Output the first line of the listing and each line after it, up to and including the line that contains "import * as d3 from 'd3';", exactly as written, minus the pictures.

* Dataset extract
----------

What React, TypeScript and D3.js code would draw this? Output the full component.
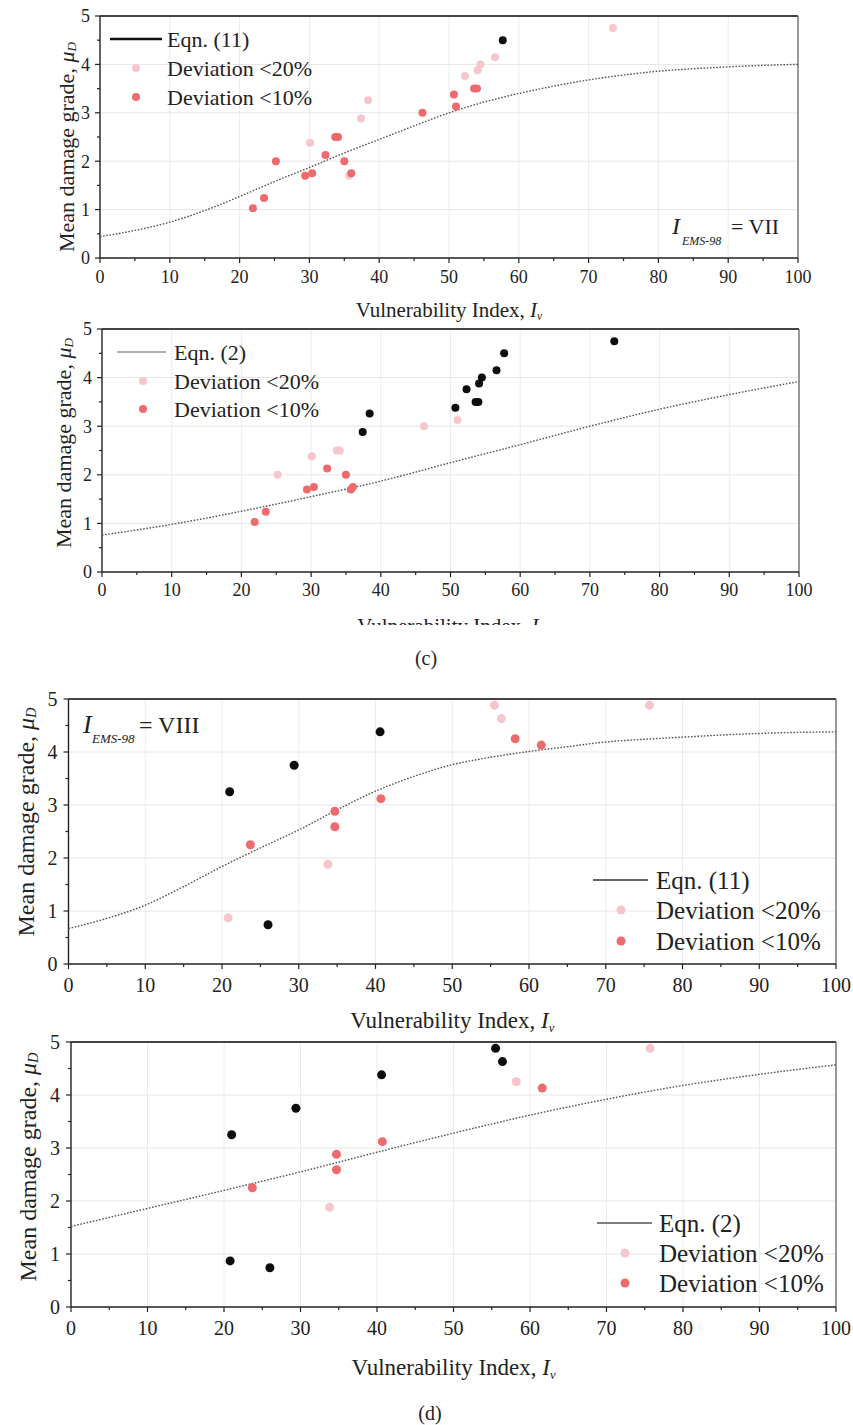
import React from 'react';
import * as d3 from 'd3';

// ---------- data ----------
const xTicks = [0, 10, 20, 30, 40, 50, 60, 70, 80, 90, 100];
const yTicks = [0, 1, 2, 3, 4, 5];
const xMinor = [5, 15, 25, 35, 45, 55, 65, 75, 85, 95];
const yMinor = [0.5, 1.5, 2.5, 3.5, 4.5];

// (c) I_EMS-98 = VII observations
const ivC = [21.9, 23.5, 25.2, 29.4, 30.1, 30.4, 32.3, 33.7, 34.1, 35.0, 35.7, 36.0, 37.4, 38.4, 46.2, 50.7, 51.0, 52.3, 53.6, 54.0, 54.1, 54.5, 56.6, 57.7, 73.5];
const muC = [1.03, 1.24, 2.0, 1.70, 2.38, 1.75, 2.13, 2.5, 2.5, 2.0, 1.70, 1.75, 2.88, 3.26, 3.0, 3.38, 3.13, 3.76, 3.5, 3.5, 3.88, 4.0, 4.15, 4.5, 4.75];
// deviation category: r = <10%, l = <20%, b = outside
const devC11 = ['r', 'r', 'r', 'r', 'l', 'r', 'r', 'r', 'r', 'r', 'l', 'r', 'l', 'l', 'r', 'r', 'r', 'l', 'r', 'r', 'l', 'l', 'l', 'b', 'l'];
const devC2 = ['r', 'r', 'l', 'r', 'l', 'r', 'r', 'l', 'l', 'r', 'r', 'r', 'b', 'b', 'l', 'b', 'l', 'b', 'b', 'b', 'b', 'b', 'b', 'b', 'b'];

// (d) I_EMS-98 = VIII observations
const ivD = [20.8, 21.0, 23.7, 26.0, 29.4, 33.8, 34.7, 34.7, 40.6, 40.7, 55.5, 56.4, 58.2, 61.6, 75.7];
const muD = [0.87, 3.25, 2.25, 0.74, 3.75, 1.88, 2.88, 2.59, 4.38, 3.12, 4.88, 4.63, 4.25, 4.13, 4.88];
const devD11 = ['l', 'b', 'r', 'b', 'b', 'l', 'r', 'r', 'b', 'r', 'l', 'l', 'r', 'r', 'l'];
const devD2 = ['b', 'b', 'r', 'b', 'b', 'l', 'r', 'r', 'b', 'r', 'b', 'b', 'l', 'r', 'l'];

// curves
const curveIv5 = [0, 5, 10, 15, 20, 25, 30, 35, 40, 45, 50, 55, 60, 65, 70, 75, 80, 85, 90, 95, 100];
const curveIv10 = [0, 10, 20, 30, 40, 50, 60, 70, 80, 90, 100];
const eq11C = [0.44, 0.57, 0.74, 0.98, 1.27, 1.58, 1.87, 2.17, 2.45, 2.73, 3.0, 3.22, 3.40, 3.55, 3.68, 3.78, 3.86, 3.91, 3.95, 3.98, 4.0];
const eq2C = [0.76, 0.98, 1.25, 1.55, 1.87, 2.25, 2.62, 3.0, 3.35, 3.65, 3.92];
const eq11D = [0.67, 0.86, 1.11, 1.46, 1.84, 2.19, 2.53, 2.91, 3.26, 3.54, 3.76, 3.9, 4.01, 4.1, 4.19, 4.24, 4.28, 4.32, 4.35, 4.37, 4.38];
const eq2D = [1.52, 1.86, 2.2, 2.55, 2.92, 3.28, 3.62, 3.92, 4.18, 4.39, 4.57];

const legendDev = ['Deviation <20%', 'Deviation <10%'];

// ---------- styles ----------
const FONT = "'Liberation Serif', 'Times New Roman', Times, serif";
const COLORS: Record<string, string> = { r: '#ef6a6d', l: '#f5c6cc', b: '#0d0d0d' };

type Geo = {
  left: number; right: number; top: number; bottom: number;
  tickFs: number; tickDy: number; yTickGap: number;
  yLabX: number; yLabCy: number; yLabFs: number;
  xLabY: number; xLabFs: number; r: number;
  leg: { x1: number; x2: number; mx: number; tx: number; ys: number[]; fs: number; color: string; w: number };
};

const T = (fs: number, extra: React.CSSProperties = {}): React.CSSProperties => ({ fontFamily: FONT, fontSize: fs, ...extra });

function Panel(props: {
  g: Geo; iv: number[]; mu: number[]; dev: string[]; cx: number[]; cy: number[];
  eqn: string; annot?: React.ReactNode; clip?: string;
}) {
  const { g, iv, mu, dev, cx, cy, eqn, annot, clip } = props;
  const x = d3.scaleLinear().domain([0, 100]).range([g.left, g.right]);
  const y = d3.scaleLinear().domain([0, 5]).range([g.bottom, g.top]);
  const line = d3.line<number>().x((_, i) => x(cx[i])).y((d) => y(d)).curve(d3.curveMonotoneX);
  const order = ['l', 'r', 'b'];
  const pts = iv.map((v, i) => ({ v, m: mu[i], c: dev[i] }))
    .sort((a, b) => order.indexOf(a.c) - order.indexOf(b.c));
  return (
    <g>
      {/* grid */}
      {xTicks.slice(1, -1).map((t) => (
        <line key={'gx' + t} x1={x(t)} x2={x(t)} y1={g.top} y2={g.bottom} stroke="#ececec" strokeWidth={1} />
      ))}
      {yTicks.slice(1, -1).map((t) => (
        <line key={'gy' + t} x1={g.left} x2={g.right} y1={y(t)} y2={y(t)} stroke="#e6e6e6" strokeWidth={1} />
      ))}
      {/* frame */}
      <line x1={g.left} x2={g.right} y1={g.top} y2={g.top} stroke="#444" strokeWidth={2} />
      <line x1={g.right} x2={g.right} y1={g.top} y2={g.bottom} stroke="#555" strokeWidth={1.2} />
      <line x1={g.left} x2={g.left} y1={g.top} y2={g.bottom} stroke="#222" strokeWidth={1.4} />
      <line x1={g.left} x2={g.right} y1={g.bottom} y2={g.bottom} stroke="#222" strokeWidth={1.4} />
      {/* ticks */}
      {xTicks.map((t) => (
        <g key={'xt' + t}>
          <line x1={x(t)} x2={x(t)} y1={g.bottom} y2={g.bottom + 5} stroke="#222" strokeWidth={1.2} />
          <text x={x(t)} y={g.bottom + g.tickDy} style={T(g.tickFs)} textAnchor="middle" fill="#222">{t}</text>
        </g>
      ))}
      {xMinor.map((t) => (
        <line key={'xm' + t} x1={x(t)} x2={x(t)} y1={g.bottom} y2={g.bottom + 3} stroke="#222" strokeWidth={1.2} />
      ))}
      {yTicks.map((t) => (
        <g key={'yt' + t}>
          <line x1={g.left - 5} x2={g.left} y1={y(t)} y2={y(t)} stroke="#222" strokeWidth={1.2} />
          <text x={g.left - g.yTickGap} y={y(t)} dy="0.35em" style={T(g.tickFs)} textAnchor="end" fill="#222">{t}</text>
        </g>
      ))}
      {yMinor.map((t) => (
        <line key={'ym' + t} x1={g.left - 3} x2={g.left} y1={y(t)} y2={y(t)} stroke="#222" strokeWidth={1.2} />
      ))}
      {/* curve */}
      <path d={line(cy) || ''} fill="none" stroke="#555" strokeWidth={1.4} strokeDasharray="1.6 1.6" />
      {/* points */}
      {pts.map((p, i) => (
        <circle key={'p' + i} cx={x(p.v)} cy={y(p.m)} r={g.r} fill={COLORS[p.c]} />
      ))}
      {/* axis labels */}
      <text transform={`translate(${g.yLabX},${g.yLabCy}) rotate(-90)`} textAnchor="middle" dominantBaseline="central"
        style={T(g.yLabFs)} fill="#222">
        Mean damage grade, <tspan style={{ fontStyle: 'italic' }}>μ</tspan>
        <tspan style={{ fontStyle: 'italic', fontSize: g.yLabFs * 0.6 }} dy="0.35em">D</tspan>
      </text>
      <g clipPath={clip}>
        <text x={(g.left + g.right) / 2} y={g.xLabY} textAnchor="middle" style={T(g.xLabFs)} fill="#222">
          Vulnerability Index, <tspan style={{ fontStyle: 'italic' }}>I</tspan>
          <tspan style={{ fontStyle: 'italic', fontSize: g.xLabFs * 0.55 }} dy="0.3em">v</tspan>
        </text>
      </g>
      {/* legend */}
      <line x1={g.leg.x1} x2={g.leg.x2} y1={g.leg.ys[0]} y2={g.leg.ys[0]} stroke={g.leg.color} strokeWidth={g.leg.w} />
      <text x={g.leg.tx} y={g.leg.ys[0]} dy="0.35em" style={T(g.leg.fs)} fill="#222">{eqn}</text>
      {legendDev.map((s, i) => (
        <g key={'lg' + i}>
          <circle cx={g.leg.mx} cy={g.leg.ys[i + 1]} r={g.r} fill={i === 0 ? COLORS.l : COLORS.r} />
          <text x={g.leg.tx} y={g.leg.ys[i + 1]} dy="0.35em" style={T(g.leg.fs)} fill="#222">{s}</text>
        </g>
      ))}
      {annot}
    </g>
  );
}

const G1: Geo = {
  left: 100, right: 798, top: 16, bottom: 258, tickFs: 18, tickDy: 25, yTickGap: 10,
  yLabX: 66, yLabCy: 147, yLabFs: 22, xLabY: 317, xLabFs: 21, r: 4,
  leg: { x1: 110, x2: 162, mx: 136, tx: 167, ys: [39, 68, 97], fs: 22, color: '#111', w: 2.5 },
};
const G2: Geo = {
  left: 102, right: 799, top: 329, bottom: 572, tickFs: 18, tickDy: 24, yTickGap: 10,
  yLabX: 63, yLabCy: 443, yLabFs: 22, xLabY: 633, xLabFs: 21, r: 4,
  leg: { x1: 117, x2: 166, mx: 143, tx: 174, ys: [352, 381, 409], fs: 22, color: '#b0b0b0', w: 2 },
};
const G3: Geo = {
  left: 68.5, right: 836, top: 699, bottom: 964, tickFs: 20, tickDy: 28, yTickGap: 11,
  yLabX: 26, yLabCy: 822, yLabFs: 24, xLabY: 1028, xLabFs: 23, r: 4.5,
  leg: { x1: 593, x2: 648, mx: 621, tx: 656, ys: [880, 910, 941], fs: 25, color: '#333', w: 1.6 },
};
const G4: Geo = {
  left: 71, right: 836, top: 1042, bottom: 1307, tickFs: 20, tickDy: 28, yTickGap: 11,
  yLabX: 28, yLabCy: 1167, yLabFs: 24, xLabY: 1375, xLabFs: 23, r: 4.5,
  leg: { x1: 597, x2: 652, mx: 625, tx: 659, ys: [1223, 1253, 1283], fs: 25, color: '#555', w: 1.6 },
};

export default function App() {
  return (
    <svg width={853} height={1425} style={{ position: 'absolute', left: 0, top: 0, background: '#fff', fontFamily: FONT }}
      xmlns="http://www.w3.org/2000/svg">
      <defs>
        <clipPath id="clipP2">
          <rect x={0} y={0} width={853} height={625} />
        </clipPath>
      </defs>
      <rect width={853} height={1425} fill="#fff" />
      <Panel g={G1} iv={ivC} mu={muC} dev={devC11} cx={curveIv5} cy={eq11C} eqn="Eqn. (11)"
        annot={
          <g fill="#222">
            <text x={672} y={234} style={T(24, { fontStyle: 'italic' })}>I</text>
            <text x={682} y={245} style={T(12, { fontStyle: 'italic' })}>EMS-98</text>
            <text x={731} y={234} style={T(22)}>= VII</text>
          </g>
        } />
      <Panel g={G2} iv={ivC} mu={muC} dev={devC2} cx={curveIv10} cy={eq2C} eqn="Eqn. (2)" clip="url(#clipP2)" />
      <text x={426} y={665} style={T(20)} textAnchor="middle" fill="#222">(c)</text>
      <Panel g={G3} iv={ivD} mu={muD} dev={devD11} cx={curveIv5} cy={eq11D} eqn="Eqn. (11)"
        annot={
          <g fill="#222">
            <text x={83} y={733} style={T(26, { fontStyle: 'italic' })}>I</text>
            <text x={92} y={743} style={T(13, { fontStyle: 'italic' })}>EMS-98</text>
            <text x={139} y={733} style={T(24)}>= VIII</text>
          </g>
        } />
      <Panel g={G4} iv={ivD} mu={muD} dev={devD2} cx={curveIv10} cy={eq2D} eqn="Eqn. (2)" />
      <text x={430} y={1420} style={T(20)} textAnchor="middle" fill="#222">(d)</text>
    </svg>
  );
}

----------

* Answer to this exercise
What React, TypeScript and D3.js code would draw this? Output the full component.
import React from 'react';
import * as d3 from 'd3';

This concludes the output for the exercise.